Exercise goal: Return only the number of lines that hold "chart".

Information supplied:

###

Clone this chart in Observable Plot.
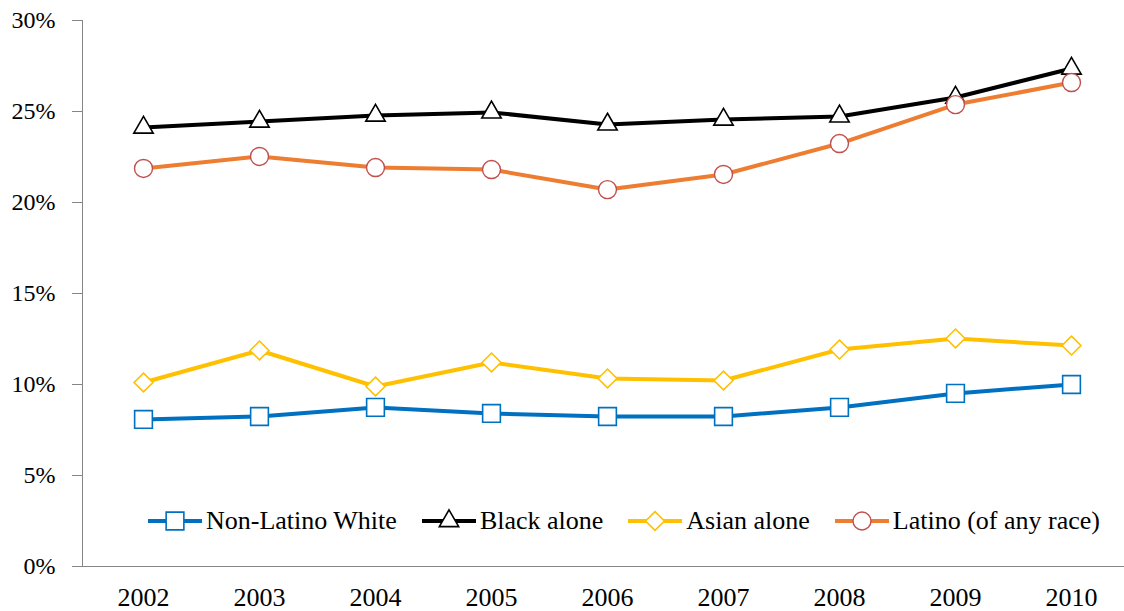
<!DOCTYPE html>
<html>
<head>
<meta charset="utf-8">
<script src="https://cdn.jsdelivr.net/npm/d3@7"></script>
<script src="https://cdn.jsdelivr.net/npm/@observablehq/plot@0.6"></script>
<style>
  html, body { margin: 0; padding: 0; background: #fff; }
  #wrap { position: relative; width: 1124px; height: 611px; }
  #legend { position: absolute; left: 148px; top: 506px; display: flex; align-items: center; font-family: "Liberation Serif", serif; font-size: 26px; color: #000; white-space: nowrap; }
  #legend span { font-family: "Liberation Serif", serif; }
  .item { display: flex; align-items: center; margin-right: 25px; }
  .item svg { display: block; margin-right: 4px; }
</style>
</head>
<body>
<div id="wrap"></div>
<script>
const FONT = "Liberation Serif";
const years = ["2002","2003","2004","2005","2006","2007","2008","2009","2010"];
const seriesNames = ["Non-Latino White","Black alone","Asian alone","Latino (of any race)"];
const white  = [8.08, 8.24, 8.74, 8.41, 8.24, 8.24, 8.74, 9.51, 10.0];
const black  = [24.12, 24.45, 24.78, 24.95, 24.29, 24.56, 24.73, 25.77, 27.36];
const asian  = [10.11, 11.87, 9.89, 11.21, 10.33, 10.22, 11.92, 12.53, 12.14];
const latino = [21.87, 22.53, 21.92, 21.81, 20.71, 21.54, 23.24, 25.38, 26.59];
const yTicks = [0, 5, 10, 15, 20, 25, 30];

const styles = {
  "Non-Latino White": {line: "#0070C0", stroke: "#0070C0", symbol: "square", r: 10, sw: 1.6},
  "Black alone": {line: "#000000", stroke: "#000000", symbol: "triangle", r: 7.2, sw: 1.6},
  "Asian alone": {line: "#FFC000", stroke: "#FFC000", symbol: "diamond2", r: 8.5, sw: 1.6},
  "Latino (of any race)": {line: "#ED7D31", stroke: "#C0504D", symbol: "circle", r: 9, sw: 1.4}
};
const valuesBy = {"Non-Latino White": white, "Black alone": black, "Asian alone": asian, "Latino (of any race)": latino};

const marks = [
  Plot.frame({anchor: "left", stroke: "#868686"}),
  Plot.frame({anchor: "bottom", stroke: "#868686"}),
  Plot.axisY({ticks: yTicks, tickFormat: d => d + "%", tickSize: 10, tickPadding: 17, stroke: "#868686", fill: "#000", fontSize: 24, fontFamily: FONT, label: null}),
  Plot.axisX({tickSize: 0, tickPadding: 21, fontSize: 26, fontFamily: FONT, fill: "#000", label: null})
];
for (const name of seriesNames) {
  const s = styles[name];
  const data = years.map((y, i) => ({year: y, value: valuesBy[name][i]}));
  marks.push(Plot.line(data, {x: "year", y: "value", stroke: s.line, strokeWidth: 4}));
  marks.push(Plot.dot(data, {x: "year", y: "value", symbol: () => s.symbol, r: s.r, fill: "white", stroke: s.stroke, strokeWidth: s.sw}));
}

const chart = Plot.plot({
  width: 1124,
  height: 611,
  marginLeft: 82,
  marginRight: 0,
  marginTop: 20,
  marginBottom: 45,
  style: {fontFamily: FONT, background: "white", color: "#000"},
  x: {type: "point", domain: years, range: [140, 1073], padding: 0},
  y: {domain: [0, 30]},
  symbol: {type: "identity"},
  marks
});
const wrap = document.getElementById("wrap");
wrap.appendChild(chart);

// legend
const legend = document.createElement("div");
legend.id = "legend";
const symMap = {square: d3.symbolSquare, triangle: d3.symbolTriangle, diamond2: d3.symbolDiamond2, circle: d3.symbolCircle};
for (const name of seriesNames) {
  const s = styles[name];
  const item = document.createElement("div");
  item.className = "item";
  const svg = d3.create("svg").attr("width", 54).attr("height", 26);
  svg.append("line").attr("x1", 0).attr("x2", 54).attr("y1", 13).attr("y2", 13).attr("stroke", s.line).attr("stroke-width", 4);
  svg.append("path").attr("transform", "translate(27,13)")
    .attr("d", d3.symbol(symMap[s.symbol], Math.PI * s.r * s.r)())
    .attr("fill", "white").attr("stroke", s.stroke).attr("stroke-width", s.sw);
  item.appendChild(svg.node());
  const span = document.createElement("span");
  span.textContent = name;
  item.appendChild(span);
  legend.appendChild(item);
}
wrap.appendChild(legend);
</script>
</body>
</html>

###

Worked answer: 3